Watch the fine print on chicken labels! 1/12
(This article is adapted from the January 2012 ShopSmart magazine.)
If you’re cooking more meals at home, good for you. Convenience foods and restaurant meals are often loaded with sodium and can raise your blood pressure. That can put you at risk of heart disease, stroke, congestive heart failure, and kidney disease.
But if chicken is on your home menu, watch out! Even if you go light on the salt while you’re cooking, you might be getting a heavier dose of the stuff anyway. It turns out that those raw chickens at the supermarket might not be as unprocessed and low in sodium as they look.
Water, salt, and other ingredients are routinely added to raw poultry. Under current labeling rules, a package can be called “chicken breast” regardless of whether it’s 100 percent chicken breast or 60 percent chicken and 40 percent added solution, containing ingredients such as water, salt, and teriyaki (which can be high in sodium).
What’s even more shocking is that poultry products with added solutions can contain up to eight times as much sodium as raw, unprocessed chicken.

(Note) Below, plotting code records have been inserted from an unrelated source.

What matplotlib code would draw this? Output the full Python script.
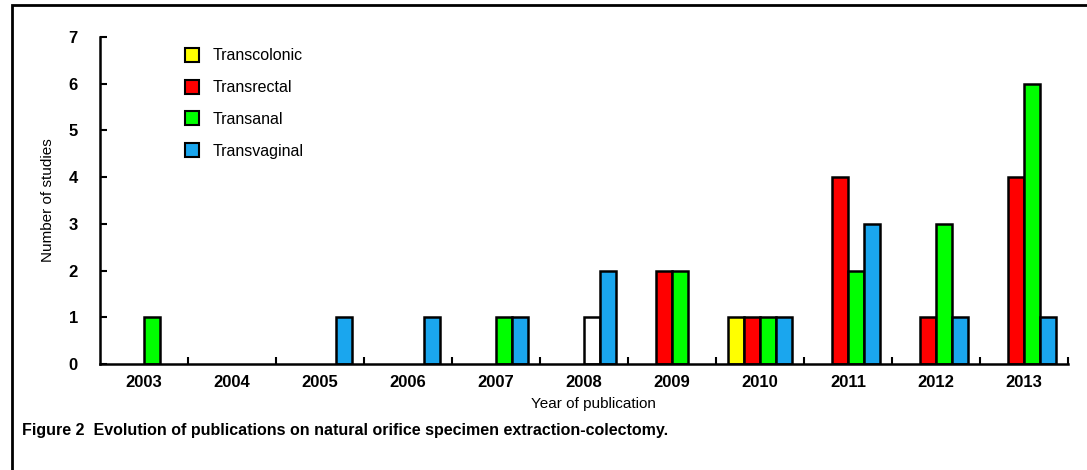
import matplotlib
matplotlib.use('Agg')
import matplotlib.pyplot as plt
import numpy as np
from matplotlib.lines import Line2D

plt.rcParams['font.family'] = ['Liberation Sans', 'DejaVu Sans']

years = ['2003', '2004', '2005', '2006', '2007', '2008', '2009', '2010', '2011', '2012', '2013']
series = ['Transcolonic', 'Transrectal', 'Transanal', 'Transvaginal']
transcolonic = [0, 0, 0, 0, 0, 0, 0, 1, 0, 0, 0]
transrectal = [0, 0, 0, 0, 0, 0, 2, 1, 4, 1, 4]
transanal = [1, 0, 0, 0, 1, 1, 2, 1, 2, 3, 6]
transvaginal = [0, 0, 1, 1, 1, 2, 0, 1, 3, 1, 1]
colors = ['#FFFF00', '#FF0000', '#00FF00', '#1AA6EE']

fig = plt.figure(figsize=(10.87, 4.70), dpi=100)
ax = fig.add_axes([100 / 1087, 1 - 364 / 470, 968 / 1087, 327 / 470])

x = np.arange(len(years))
w = 0.182
data = [transcolonic, transrectal, transanal, transvaginal]
for i, vals in enumerate(data):
    cols = [colors[i]] * len(vals)
    if i == 2:
        cols[5] = 'white'  # 2008 transanal bar is unfilled in the original
    pos = x + (i - 1.5) * w
    for p, v, c in zip(pos, vals, cols):
        if v > 0:
            ax.bar(p, v, width=w, color=c, edgecolor='black', linewidth=1.8)

ax.set_xlim(-0.5, len(years) - 0.5)
ax.set_ylim(0, 7)
ax.set_yticks(range(8))
ax.tick_params(axis='y', direction='in', length=5, width=1.5, labelsize=12, pad=16)
ax.set_xticks(x)
ax.set_xticklabels(years)
ax.tick_params(axis='x', which='major', length=0, labelsize=12, pad=8)
# small ticks between the year groups
ax.set_xticks(np.arange(len(years)) + 0.5, minor=True)
ax.tick_params(axis='x', which='minor', direction='in', length=5, width=1.5)
for lab in ax.get_xticklabels() + ax.get_yticklabels():
    lab.set_fontweight('bold')

for s in ['top', 'right']:
    ax.spines[s].set_visible(False)
for s in ['left', 'bottom']:
    ax.spines[s].set_linewidth(1.8)

ax.set_xlabel('Year of publication', fontsize=11, labelpad=5)
ax.xaxis.label.set_position((493 / 968, 0))
ax.set_ylabel('Number of studies', fontsize=11, labelpad=10)

handles = [Line2D([], [], marker='s', linestyle='none', markersize=10,
                  markerfacecolor=c, markeredgecolor='black', markeredgewidth=1.5)
           for c in colors]
ax.legend(handles, series, loc='upper left', bbox_to_anchor=(170 / 1087, 1 - 34 / 470),
          bbox_transform=fig.transFigure, frameon=False, fontsize=11.5,
          labelspacing=1.05, handletextpad=0.75, handlelength=1.0)

fig.text(22 / 1087, 1 - 430 / 470,
         'Figure 2  Evolution of publications on natural orifice specimen extraction-colectomy.',
         fontsize=11.5, fontweight='bold', va='center', ha='left')

# outer frame (left and top edges visible)
fig.add_artist(plt.Rectangle((12 / 1087, -0.1), 1.2, 1 - 5 / 470 + 0.1,
                             transform=fig.transFigure, fill=False,
                             edgecolor='black', linewidth=2))

fig.savefig('out.png', dpi=100)
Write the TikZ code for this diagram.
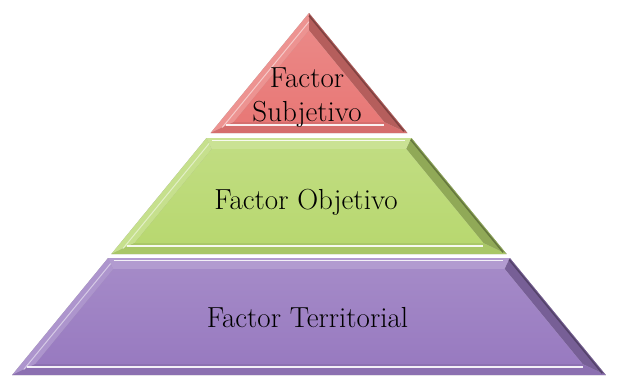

Chicken products with added solution must list those extra ingredients on the label, but they can appear in small print.
Even the Department of Agriculture (USDA), which wrote the label rules, admits that the information in small print might not be obvious to consumers. In many cases, chicken with added ingredients can also be labeled “natural,” making the label even more confusing.
The USDA is working on a rule change, which would require poultry with added solutions to list extra ingredients in the same size and font as the product name. But for now, read labels carefully!